Mnozil Brass- Bohemian Rhapsody (excerpts)
Bugler's Holiday (with Cornet Trio) - By Leroy Anderson / arr. Michael Edwards
- Performed by the Eastern Iowa Brass Band http://www.eibb.org/
Concerto for Bass Trombone and Trombone Choir by Eric Ewazen
- Performed by the New Trombone Collective ensemble
- Comes from the “Trombone” CD from the set of 3
- For this CD, the musicians had to choose which piece they wanted to record in order to display their own strengths and tastes in music
Going, Going, Gong! for 2 trombones, piano, string bass, and percussion by J. J. Johnson
- Going, Going, Gong! - Bill Evans (piano), J.J. Johnson (trombone), Art Taylor (percussion), Tommy Williams (bass), Kai Winding (trombone)
- From “The Great Kai and J. J.” album
Montage, Mvt III Rondo by Peter Graham for brass band
- Black Dyke & International Staff Band
- Conductors: Dr Nicholas Childs & Dr Stephen Cobb
- Going to be performed by the EIBB on their next concert
- NABBA test piece in 2003 (North American Brass Band Association) http://www.nabba.org/
Tuesday, February 2, 2010
This link SHOULD lead you to a youtube site with Mr. Sandman being performed by Brighouse and Rastrick Band in 2007. This will illustrate the point of entertainment value that is put on brass bands in competition. The Eastern Iowa Brass Band is working on this piece as of now, and will be performing it on our next concert, complete with soloists and solo parts in front of the band.
I would first like to skim over what I have learned during the past few years in the ensemble, as well as construct a sort of time line for how I became exposed to different aspects of the band.
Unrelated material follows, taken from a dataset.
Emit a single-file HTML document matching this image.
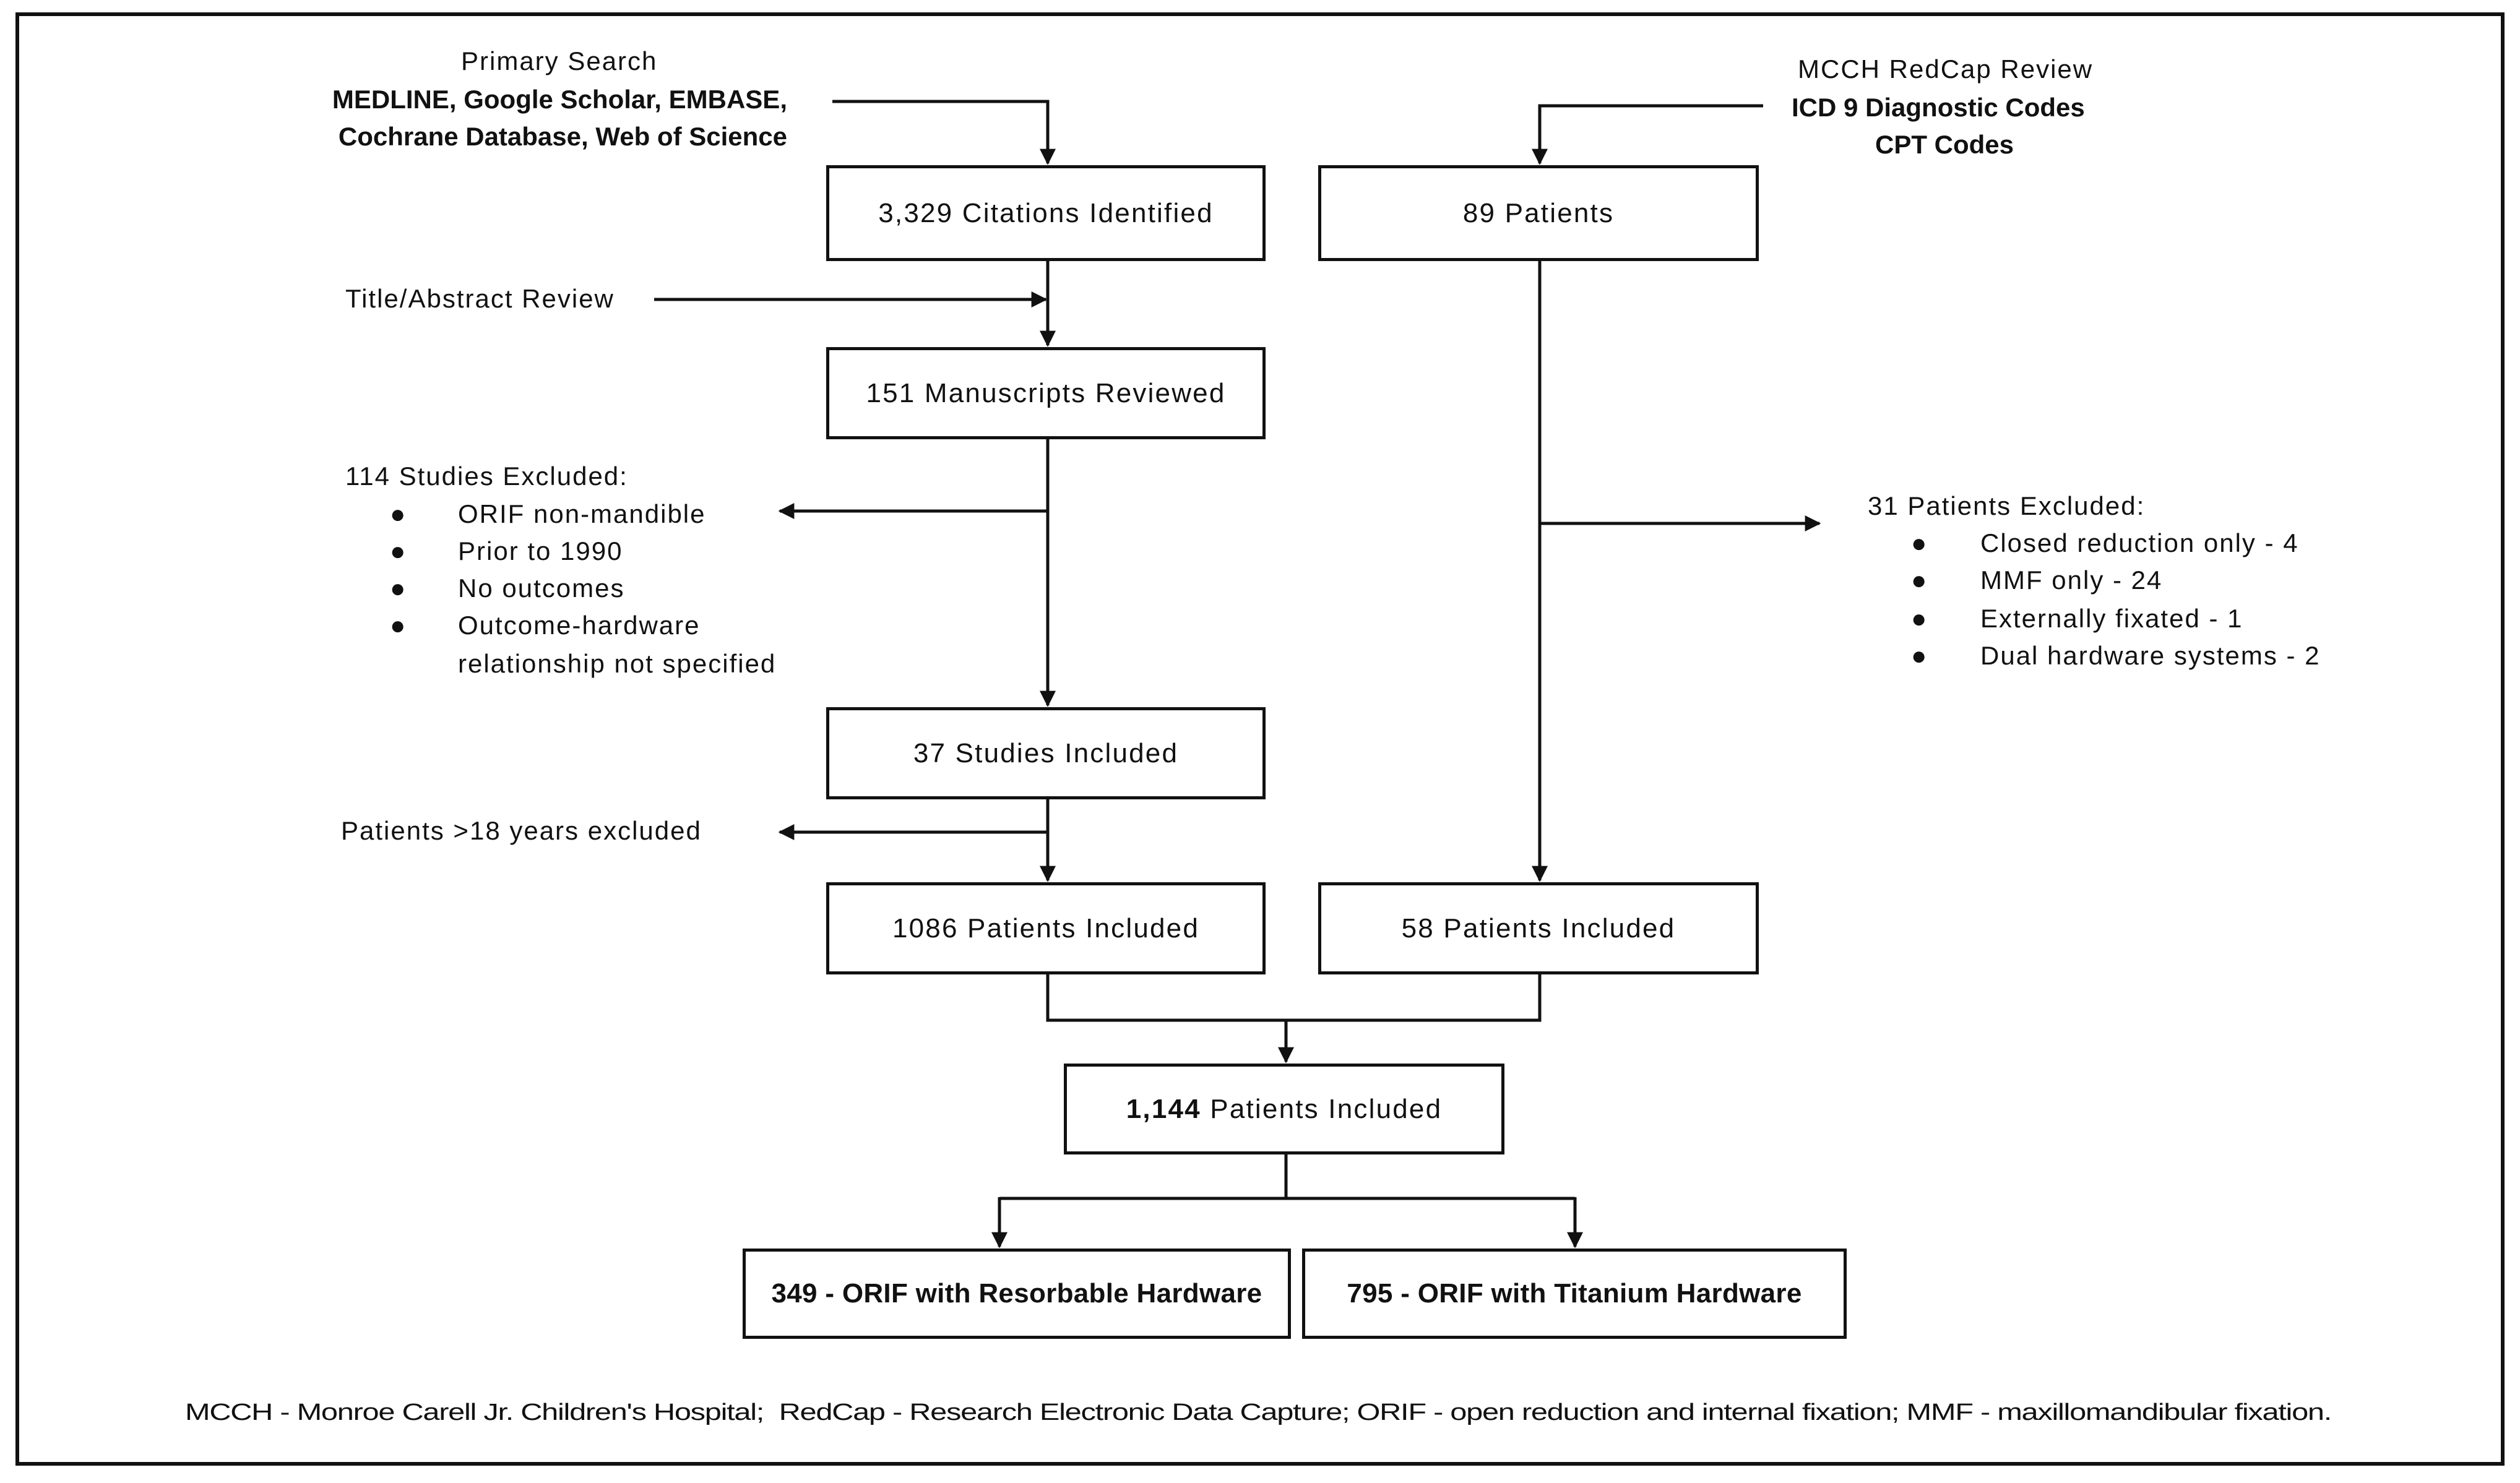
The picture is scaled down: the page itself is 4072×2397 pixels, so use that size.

My first experience with the band was the fall of 2007, when Casey Thomas (the group's director) invited me to see one of their regular Subscription concerts in Mount Vernon. I was hesitant to come, because I didn't know what to expect, and thought it was going to be the equivalent of an ameteur community band concert. MAN was I wrong! The ensemble was very talented, played great repertoire, and had a great sense of humor. One piece in particular that was played that night was a Frank Sinatra romantic song... or something (I can't remember right now, sorry) that was sung by one of the members, while one of the cornet players-- a man, I might add-- came out from back stage dressed as an old woman with a walker! That was one of the first lessons I learned that night about brass bands, at least the ones in the US. Entertainment value is ALWAYS imcorporated into concerts and competitions!
I believe it was in the Spring of 2008 when I was asked to sub for one of the members for a rehearsal. I was very nervous, because I really didn't know anyone, and they were doing a clinic with a director of a Chicago brass band in preparation for their US Open Brass Band Championships coming up. www.usopenbrass.org
I did fairly well, and was slowly learning what tenor horns were, and the fact that baritones and euphoniums are 2 different instruments, rather than the same, like they tend to become in a symphony band. I learned that trombones were the only cylindrical instruments in the whole ensemble, due to the fact that they use cornets instead of trumpets, and tenor horns instead of F. horns and such. Tubas are actually called "basses" and are pitched in either E flat or B flat. Soprano cornets are used as the highest voices of the ensemble, and often take much of what the cornets have and play it an octave above. More research is to come of the role of soprano cornet, as well as the rest of the instruments.
To be continued in Part II...
Tuesday, January 26, 2010
So, this blog thing is fairly new to me. I've only done one other blog, and I've only had it for a few months.
I enjoyed the listening session on Monday. They were all pieces I have not heard before, except for the last piece. A friend of mine burned a copy of that CD for me a few years ago, "Fanfare Ciocarlia," but I never knew who it was until now. I'm a little bummed, because I was hoping to do that CD on my listening presentation without people knowing what it was. Oh well. It's great music, and very unique.